In short the nature of the corporate income tax is a matter of simple trade. People take on risk to enhance the revenue of a business which pays them some (but by no means all) of the additional revenue and both parties are better off. It is the opponents of the tax who are advocating a policy at odds with trade. They are calling for the government to spread risk from a business to people in the larger community solely to benefit the business and the modern conservative form of this policy is to adamantly opposed to those who take the risk gaining any benefit thereby. The transfer of the risk should be a one way street from the general population to the privileged owner of the business.

Now it is true, as argued by Ruml and Vickery, that with the corporate income tax in place the incorporated business will be able to either pay higher wages to its workers, charge lower prices or pay a higher return to investors (or some combination of the three) when compared to what that business would do in the absence of the tax. What is ignored in their argument is that it is equally true that if the tax is collected and the money spent on education, transportation, health care and the like, the sorts of things upon which the people who absorb the risks discussed above would have the have the money spent, will also result in higher wages spent paid to employees involved in these activities, higher returns paid to investors and an increase the value of the labor and capital employed by people touched by the improvements to education, transportation and the like. I am not aware of any good reason to think that the largest gains in wages, investment or prices would occur if we provide this service of sharing risk and give it away for free, nor do either of these men offer any such reason.

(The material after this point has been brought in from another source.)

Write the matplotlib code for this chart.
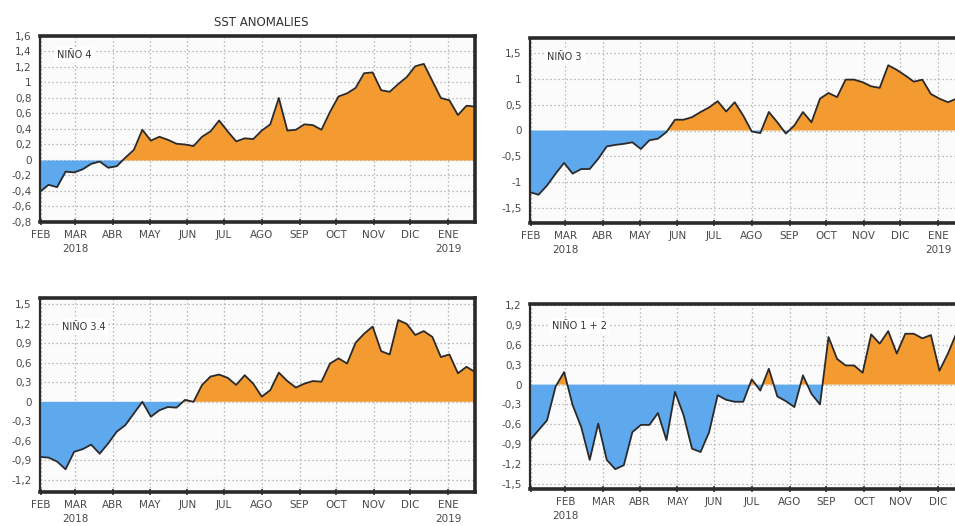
import matplotlib
matplotlib.use("Agg")
import matplotlib.pyplot as plt
import numpy as np
import pandas as pd

plt.rcParams['font.family'] = ['DejaVu Sans']

# Weekly SST anomalies (°C), weeks centred on Wednesday
weeks = pd.date_range('2018-01-31', periods=52, freq='7D')

nino4 = [-0.41, -0.32, -0.35, -0.15, -0.16, -0.12, -0.05, -0.02, -0.10, -0.08,
         0.03, 0.13, 0.39, 0.25, 0.30, 0.26, 0.21, 0.20, 0.18, 0.30,
         0.37, 0.51, 0.37, 0.24, 0.28, 0.27, 0.38, 0.46, 0.80, 0.38,
         0.39, 0.46, 0.45, 0.39, 0.62, 0.82, 0.86, 0.93, 1.12, 1.13,
         0.90, 0.88, 0.98, 1.07, 1.21, 1.24, 1.02, 0.80, 0.77, 0.58,
         0.70, 0.69]

nino3 = [-1.20, -1.25, -1.07, -0.84, -0.63, -0.84, -0.75, -0.75, -0.55, -0.31,
         -0.28, -0.26, -0.23, -0.36, -0.19, -0.16, -0.03, 0.21, 0.21, 0.26,
         0.36, 0.45, 0.57, 0.37, 0.55, 0.29, -0.02, -0.05, 0.36, 0.16,
         -0.06, 0.10, 0.36, 0.16, 0.62, 0.73, 0.65, 0.99, 0.99, 0.94,
         0.86, 0.83, 1.27, 1.18, 1.07, 0.95, 0.99, 0.71, 0.62, 0.55,
         0.62, 0.58]

nino34 = [-0.85, -0.86, -0.92, -1.04, -0.77, -0.73, -0.66, -0.80, -0.64, -0.46,
          -0.36, -0.18, 0.00, -0.23, -0.13, -0.08, -0.09, 0.03, 0.00, 0.26,
          0.39, 0.42, 0.37, 0.26, 0.41, 0.28, 0.08, 0.18, 0.45, 0.32,
          0.22, 0.28, 0.32, 0.31, 0.59, 0.67, 0.59, 0.91, 1.05, 1.16,
          0.78, 0.73, 1.26, 1.20, 1.03, 1.09, 1.00, 0.69, 0.73, 0.44,
          0.54, 0.46]

nino12 = [-0.84, -0.69, -0.54, -0.03, 0.19, -0.31, -0.64, -1.14, -0.59, -1.14,
          -1.28, -1.22, -0.72, -0.61, -0.61, -0.43, -0.84, -0.11, -0.46, -0.97,
          -1.02, -0.72, -0.16, -0.23, -0.26, -0.26, 0.08, -0.09, 0.24, -0.18,
          -0.25, -0.34, 0.14, -0.14, -0.30, 0.72, 0.39, 0.29, 0.29, 0.18,
          0.76, 0.62, 0.81, 0.47, 0.77, 0.77, 0.70, 0.75, 0.21, 0.47,
          0.78, 0.85]

month_ticks = pd.date_range('2018-02-01', periods=12, freq='MS')
month_labels = ['FEB', 'MAR\n2018', 'ABR', 'MAY', 'JUN', 'JUL', 'AGO', 'SEP',
                'OCT', 'NOV', 'DIC', 'ENE\n2019']
month_labels_12 = ['', 'FEB\n2018', 'MAR', 'ABR', 'MAY', 'JUN', 'JUL', 'AGO',
                   'SEP', 'OCT', 'NOV', 'DIC']

ORANGE = '#F39B30'
BLUE = '#5EA8EE'
LINE = '#2a2a2a'
TEXT = '#4a4a4a'

W, H = 955, 526
fig = plt.figure(figsize=(W / 100, H / 100), dpi=100)


def px_axes(left, top, width, height):
    return fig.add_axes([left / W, 1 - (top + height) / H, width / W, height / H])


def fmt(v):
    s = f"{v:.1f}"
    if s.endswith('.0'):
        s = s[:-2]
    if s == '-0':
        s = '0'
    return s.replace('.', ',')


def panel(ax, values, name, ylim, yticks, xlabels, name_xy):
    y = np.array(values)
    ax.set_facecolor('#fbfbfb')
    ax.fill_between(weeks, 0, y, where=y >= 0, interpolate=True,
                    color=ORANGE, lw=0, zorder=2)
    ax.fill_between(weeks, 0, y, where=y <= 0, interpolate=True,
                    color=BLUE, lw=0, zorder=2)
    ax.plot(weeks, y, color=LINE, lw=1.3, zorder=3)
    ax.set_xlim(weeks[0], weeks[-1])
    ax.set_ylim(*ylim)
    ax.set_yticks(yticks)
    ax.set_yticklabels([fmt(v) for v in yticks])
    ax.set_xticks(month_ticks)
    ax.set_xticklabels(xlabels, linespacing=1.45)
    ax.grid(True, color='#a8a8a8', linestyle=(0, (1, 2.2)), linewidth=0.9, zorder=1)
    ax.set_axisbelow(True)
    ax.tick_params(axis='x', direction='inout', length=5, width=1.2, color='#333333',
                   pad=3.5, labelsize=7.5, labelcolor=TEXT)
    ax.tick_params(axis='y', length=0, pad=6, labelsize=7.5, labelcolor=TEXT)
    for side in ('top', 'bottom', 'right'):
        ax.spines[side].set_linewidth(2.6)
        ax.spines[side].set_color('#2a2a2a')
    ax.spines['left'].set_linewidth(1.6)
    ax.spines['left'].set_color('#2a2a2a')
    ax.text(name_xy[0], name_xy[1], name, transform=ax.transAxes, fontsize=7,
            color='#333333', va='center', ha='left', zorder=5,
            bbox=dict(facecolor='white', edgecolor='none', pad=2))


ax1 = px_axes(40, 36, 435, 186)
panel(ax1, nino4, 'NIÑO 4', (-0.8, 1.6), np.round(np.arange(-0.8, 1.61, 0.2), 1),
      month_labels, (0.04, 0.9))

ax2 = px_axes(530, 38, 435, 185)
panel(ax2, nino3, 'NIÑO 3', (-1.8, 1.8), np.round(np.arange(-1.5, 1.51, 0.5), 1),
      month_labels, (0.04, 0.9))

ax3 = px_axes(40, 298, 435, 194)
panel(ax3, nino34, 'NIÑO 3.4', (-1.39, 1.6), np.round(np.arange(-1.2, 1.51, 0.3), 1),
      month_labels, (0.05, 0.85))

ax4 = px_axes(530, 304, 435, 185)
panel(ax4, nino12, 'NIÑO 1 + 2', (-1.58, 1.22), np.round(np.arange(-1.5, 1.21, 0.3), 1),
      month_labels_12, (0.05, 0.88))

fig.text(261 / W, 1 - 22 / H, 'SST ANOMALIES', ha='center', va='center',
         fontsize=8.5, color='#333333')

fig.savefig('out.png', dpi=100)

To summarize, the corporate income tax, in my view, is a simple matter of commerce between a general population and the practitioners of certain businesses. It is a service the population provides through the government which increases the revenue earned by the business. In return, and in complete adherence to the basic principals of market economics, the business pays the government for the service and the government spends the money on things which are needed to continue providing the service and on things which are of value to the owners of the business, which in the case of a government are the citizens of that government. This sort of trade is perfectly good and indeed is the basis of a country’s prosperity. Providing such services, or any services, for free, however, is potentially ruinous.